William Faulkner's complete works sold for TV adaptation

This article is more than 12 years old
HBO signs deal with Deadwood creator David Milch to produce films and series based on Faulkner's novels and stories

Often described as unfilmable, the works of William Faulkner are set to be adapted for television by David Milch, creator of the violent western series Deadwood and the police drama NYPD Blue.

Milch's Redboard Productions has signed a multi-year deal with cable network HBO which includes developing television series and films based on the American Nobel laureate's writing. The agreement covers Faulkner's 19 novels and 125 short stories, and follows what Milch told the New York Times were "months" of discussions with the William Faulkner Literary Estate.

Although Faulkner himself worked as a Hollywood screenwriter, working on the screenplays for the film versions of The Big Sleep and To Have and Have Not, his own writing is frequently labelled as unfilmable. A loose adaptation of his novel The Sound and the Fury was made in 1959, however, starring Yul Brynner as Jason Compson.

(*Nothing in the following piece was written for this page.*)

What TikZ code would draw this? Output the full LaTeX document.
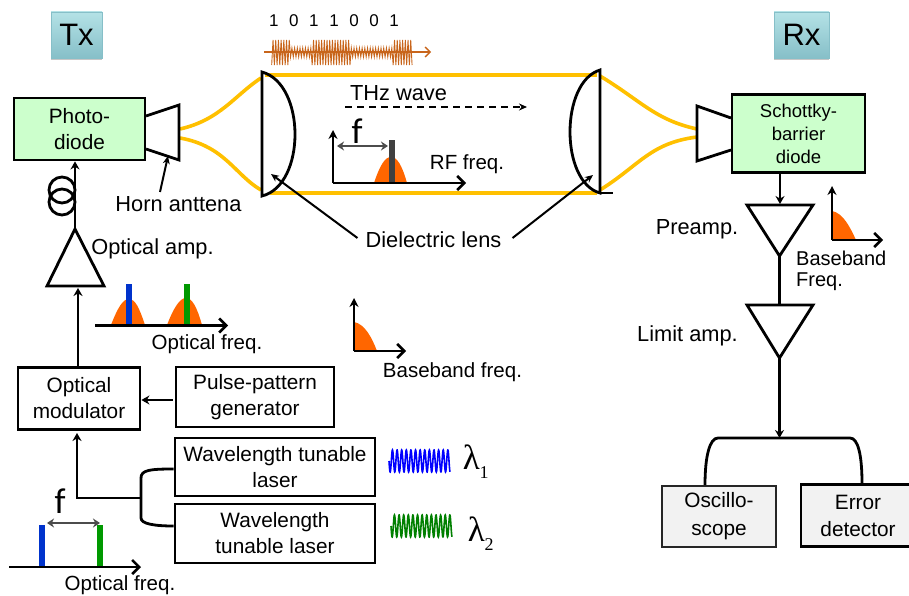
\documentclass[tikz,border=0pt]{standalone}
\usepackage{fontspec}
\setmainfont{Liberation Sans}
\newfontfamily\calfont{Carlito}
\newfontfamily\serfont{Liberation Serif}
\usetikzlibrary{arrows.meta,shadows}
\definecolor{orng}{HTML}{FF6600}
\definecolor{yel}{HTML}{FFC000}
\definecolor{pgreen}{HTML}{CCFFCC}
\definecolor{wavec}{HTML}{C8651B}
\definecolor{btop}{HTML}{B4E2E6}
\definecolor{bbot}{HTML}{86BFC8}
\definecolor{barblue}{HTML}{0033CC}
\definecolor{bargreen}{HTML}{009900}
\tikzset{
 x=1pt,y=-1pt,
 lw/.style={line width=2.8pt,black},
 box/.style={draw=black,line width=2.8pt,inner sep=0pt,align=center,font=\fontsize{20.8}{26}\selectfont},
 gbox/.style={box,fill=pgreen},
 txt/.style={inner sep=0pt,align=center,font=\fontsize{20.5}{25}\selectfont},
 txtb/.style={inner sep=0pt,align=center,font=\fontsize{21.8}{25}\selectfont},
 btn/.style={inner sep=0pt,font=\fontsize{31}{32}\selectfont,top color=btop,bottom color=bbot,
   draw=bbot,line width=.6pt,drop shadow={shadow xshift=0pt,shadow yshift=-2pt,opacity=.45}},
 conn/.style={lw,-{Stealth[length=8pt,width=9pt]}},
 line/.style={lw},
 axis/.style={line width=2.8pt,black,-{Straight Barb[length=7pt,width=14pt,line width=2.6pt]}},
 yaxis/.style={line width=2.8pt,black,-{Stealth[length=9pt,width=9pt]}},
 thin arrow/.style={line width=2pt,black,-{Stealth[length=8pt,width=7pt]}},
 farrow/.style={line width=2.4pt,black!70,{Stealth[length=7pt,width=9pt]}-{Stealth[length=7pt,width=9pt]}},
 beam/.style={line width=3.6pt,yel},
 bump/.style={fill=orng,draw=none},
 bigf/.style={inner sep=0pt,font=\fontsize{36}{36}\calfont},
 wave/.style={line width=1.6pt},
 lam/.style={inner sep=0pt,font=\fontsize{35}{35}\serfont},
}
\begin{document}
\begin{tikzpicture}
\useasboundingbox (0,0) rectangle (909,596);
% title buttons
\node[btn,minimum width=51pt,minimum height=46pt] (tx) at (76.5,35) {Tx};
\node[btn,minimum width=55pt,minimum height=46pt] (rx) at (801.5,35) {Rx};
% THz beams
\coordinate (ltop) at (261,78); \coordinate (lbot) at (261,190);
\coordinate (rtop) at (600,76); \coordinate (rbot) at (600,190);
\coordinate (lt) at (265,75); \coordinate (lb) at (270,193);
\coordinate (rt) at (597,75); \coordinate (rb) at (597,193);
\draw[beam] (lt) -- (rt); \draw[beam] (lb) -- (rb);
\coordinate (hl1) at (180,129); \coordinate (hl2) at (180,138);
\coordinate (hr1) at (697,129); \coordinate (hr2) at (697,137);
\draw[beam] (hl1) .. controls (220,120) and (235,95) .. (ltop);
\draw[beam] (hl2) .. controls (225,146) and (235,175) .. (lbot);
\draw[beam] (rtop) .. controls (640,100) and (655,120) .. (hr1);
\draw[beam] (rbot) .. controls (640,165) and (650,143) .. (hr2);
% lenses
\draw[lw] (262,72) -- (262,196) .. controls (306,185) and (306,84) .. cycle;
\draw[lw] (600,70) -- (600,193) .. controls (560,182) and (560,82) .. cycle;
\draw[lw] (600,193) -- (613,193);
% bit pattern
\node[inner sep=0pt,font=\fontsize{17}{18}\selectfont] (bits) at (334,21) {\spaceskip=10.6pt 1 0 1 1 0 0 1};
\draw[wavec,line width=1.5pt,-{Straight Barb[length=5pt,width=10pt,line width=1.3pt]}] (264,52) -- (431,52);
\draw[wavec,line width=.9pt] plot[domain=0.25:52.25,samples=105] ({271+2.7*\x},{52.5+((\x<7||(\x>14.8&&\x<29.6)||\x>45)?12.5:4.5)*sin(mod(\x,1)*360)});
% THz wave
\node[txtb] (thz) at (398.5,93) {THz wave};
\coordinate (d1) at (345,107); \coordinate (d2) at (527,107);
\draw[line width=1.6pt,dash pattern=on 7pt off 5pt,-{Stealth[length=8pt,width=7pt]}] (d1) -- (d2);
% RF plot
\fill[bump] (374,183) .. controls (380,165) and (385,157) .. (391,157) .. controls (397,157) and (402,165) .. (407,183) -- cycle;
\fill[black!75] (389,140) rectangle (394.5,183);
\coordinate (rfo) at (333,183); \coordinate (rfy) at (333,130); \coordinate (rfx) at (466,183);
\draw[yaxis] (rfo) -- (rfy);
\draw[axis] (rfo) -- (rfx);
\coordinate (rff1) at (337,146); \coordinate (rff2) at (388,146);
\draw[farrow] (rff1) -- (rff2);
\node[bigf] (f1) at (357,131) {f};
\node[txt] (rf) at (467,164) {RF freq.};
% lens label
\node[txtb] (lens) at (433.5,240) {Dielectric lens};
\coordinate (la) at (271,174); \coordinate (ra) at (593,175);
\draw[thin arrow] (lens.west) ++(-8,-2) -- (la);
\draw[thin arrow] (lens.east) ++(11,-2) -- (ra);
% Tx chain
\node[gbox,minimum width=131pt,minimum height=62pt] (pd) at (79.5,129) {Photo-\\diode};
\coordinate (h1) at (146,116); \coordinate (h2) at (179,105); \coordinate (h3) at (179,160); \coordinate (h4) at (146,149);
\draw[lw,line join=miter] (h1) -- (h2) -- (h3) -- (h4);
\node[txtb] (horn) at (178.5,204) {Horn anttena};
\coordinate (hornp) at (168,156);
\coordinate (hornt) at (160,192);
\draw[thin arrow] (hornt) -- (hornp);
\coordinate (oa1) at (75,229); \coordinate (oa2) at (104,286); \coordinate (oa3) at (47,286);
\draw[lw] (oa1) -- (oa2) -- (oa3) -- cycle;
\draw[conn] (oa1) -- (pd.south -| oa1);
\draw[lw] (62,190) circle (13); \draw[lw] (62,202) circle (13);
\node[txtb] (oalab) at (152.5,249) {Optical amp.};
\node[box,minimum width=122pt,minimum height=62pt] (mod) at (79,398.5) {Optical\\modulator};
\draw[conn] (mod.north -| 78,0) -- (78,288);
\node[box,minimum width=158pt,minimum height=60pt] (ppg) at (255,397) {Pulse-pattern\\generator};
\draw[conn] (ppg.west |- 0,400) ++(-2,0) -- (mod.east |- 0,400);
\node[box,minimum width=200pt,minimum height=58pt] (wl1) at (275,467) {Wavelength tunable\\laser};
\node[box,minimum width=200pt,minimum height=59pt] (wl2) at (275,533.5) {Wavelength\\tunable laser};
\coordinate (j) at (141,498); \coordinate (jt) at (141,478); \coordinate (jb) at (141,518);
\coordinate (mi) at (77,433);
\draw[line] (wl1.west |- 0,469) .. controls (150,469) and (141,470) .. (jt) -- (jb) .. controls (141,524) and (155,526) .. (wl2.west |- 0,526);
\draw[conn] (j) -- (77,498) -- (mi);
% optical spectrum
\fill[bump] (111,325) .. controls (118,307) and (123,299) .. (129,299) .. controls (135,299) and (139,307) .. (145,325) -- cycle;
\fill[bump] (167,325) .. controls (174,307) and (180,298) .. (186,298) .. controls (192,298) and (197,307) .. (202,325) -- cycle;
\fill[barblue] (126,284) rectangle (132,325);
\fill[bargreen] (184,284) rectangle (190,325);
\coordinate (s1) at (95,325.5); \coordinate (s2) at (228,325.5);
\draw[axis] (s1) -- (s2);
\node[txt] (of1) at (207,344) {Optical freq.};
% baseband
\fill[bump] (354,322) .. controls (365,324) and (372,338) .. (377,351) -- (354,351) -- cycle;
\coordinate (bo) at (354,351); \coordinate (by) at (354,298); \coordinate (bx) at (406,351);
\draw[yaxis] (bo) -- (by);
\draw[axis] (bo) -- (bx);
\node[txt] (bbf) at (452.5,372) {Baseband freq.};
% wavelength waves
\draw[wave,blue] plot[domain=389:450,samples=300] (\x,{461+11*sin((\x-389)*78)});
\draw[wave,green!50!black] plot[domain=391:452,samples=300] (\x,{526+11*sin((\x-391)*78)});
\node[lam] (l1) at (476,462) {λ\textsubscript{\fontsize{18}{18}\selectfont\raisebox{-5pt}{1}}};
\node[lam] (l2) at (481,534) {λ\textsubscript{\fontsize{18}{18}\selectfont\raisebox{-5pt}{2}}};
% bottom-left spectrum
\fill[barblue] (39,525) rectangle (45,567);
\fill[bargreen] (97,525) rectangle (103,567);
\coordinate (b1) at (9,567); \coordinate (b2) at (141,567);
\draw[axis] (b1) -- (b2);
\coordinate (f21) at (47,523); \coordinate (f22) at (100,523);
\draw[farrow] (f21) -- (f22);
\node[bigf] (f2) at (60,501) {f};
\node[txt] (of2) at (120,585) {Optical freq.};
% Rx chain
\coordinate (rh1) at (731,118); \coordinate (rh2) at (697,106); \coordinate (rh3) at (697,161); \coordinate (rh4) at (731,150);
\draw[lw,line join=miter] (rh1) -- (rh2) -- (rh3) -- (rh4);
\node[box,fill=pgreen,minimum width=133pt,minimum height=78pt,font=\fontsize{18.5}{23}\selectfont] (sbd) at (798.5,133.5) {Schottky-\\barrier\\diode};
\coordinate (p1) at (747,205); \coordinate (p2) at (813,205); \coordinate (p3) at (779.5,256);
\draw[lw] (p1) -- (p2) -- (p3) -- cycle;
\draw[conn] (sbd.south -| 780,0) -- (780,204);
\node[txtb] (pre) at (697,229) {Preamp.};
\coordinate (q1) at (747,305); \coordinate (q2) at (813,305); \coordinate (q3) at (779.5,358);
\draw[lw] (q1) -- (q2) -- (q3) -- cycle;
\draw[line] (p3) -- (q3 |- q1);
\node[txtb] (lim) at (687.5,336) {Limit amp.};
\coordinate (t) at (779.5,438);
\draw[conn] (q3) -- (t);
\node[box,fill=black!5,draw=black!85,line width=2pt,minimum width=114pt,minimum height=61pt,font=\fontsize{20.8}{28}\selectfont] (osc) at (719,516.5) {Oscillo-\\scope};
\node[box,fill=black!5,minimum width=114pt,minimum height=62pt,font=\fontsize{20.8}{27}\selectfont] (err) at (858,515.5) {Error\\detector};
\draw[line] (osc.north -| 705,0) .. controls (705,455) and (710,438) .. (718,438) -- (850,438) .. controls (858,438) and (862,455) .. (err.north -| 862,0);
\fill[bump] (832,211) .. controls (843,213) and (850,227) .. (856,240) -- (832,240) -- cycle;
\coordinate (ro) at (832,240); \coordinate (ry) at (832,186); \coordinate (rx2) at (883,240);
\draw[yaxis] (ro) -- (ry);
\draw[axis] (ro) -- (rx2);
\node[txt,align=left,anchor=north west,font=\fontsize{20}{21}\selectfont] (bbr) at (796,251) {Baseband\\Freq.};
\end{tikzpicture}
\end{document}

Milch told the Los Angeles Times that he had "never understood" why Faulkner was described as unfilmable. "To me he seems enormously cinematic," he said. "But I've heard that, once or twice."

Citing Absalom, Absalom! as his favourite Faulkner novel, Milch praised the author's prose and dialogue. "They are superb, and compelling, and absolutely authentic. They're so contemporary. You know, Faulkner wrote for film, and his ear is just impeccable," he said. "For me, he is a distinctive voice in American literature in the last century. The variety of the work, and the richness of its perspectives on the great themes. Faulkner speaks to us on the questions of race, the challenges of modernity and modern man's dilemma in all of its aspects. That he is able to specify among those and bring those themes alive is one of his great gifts. There are so many different kinds of pleasures one gets from encountering those materials."

It has not yet been decided which of Faulkner's works will be the first to be adapted. Milch said in a statement that "we look forward to identifying and collaborating with the best screenwriters and filmmakers to help each of the pieces find its ideal form onscreen".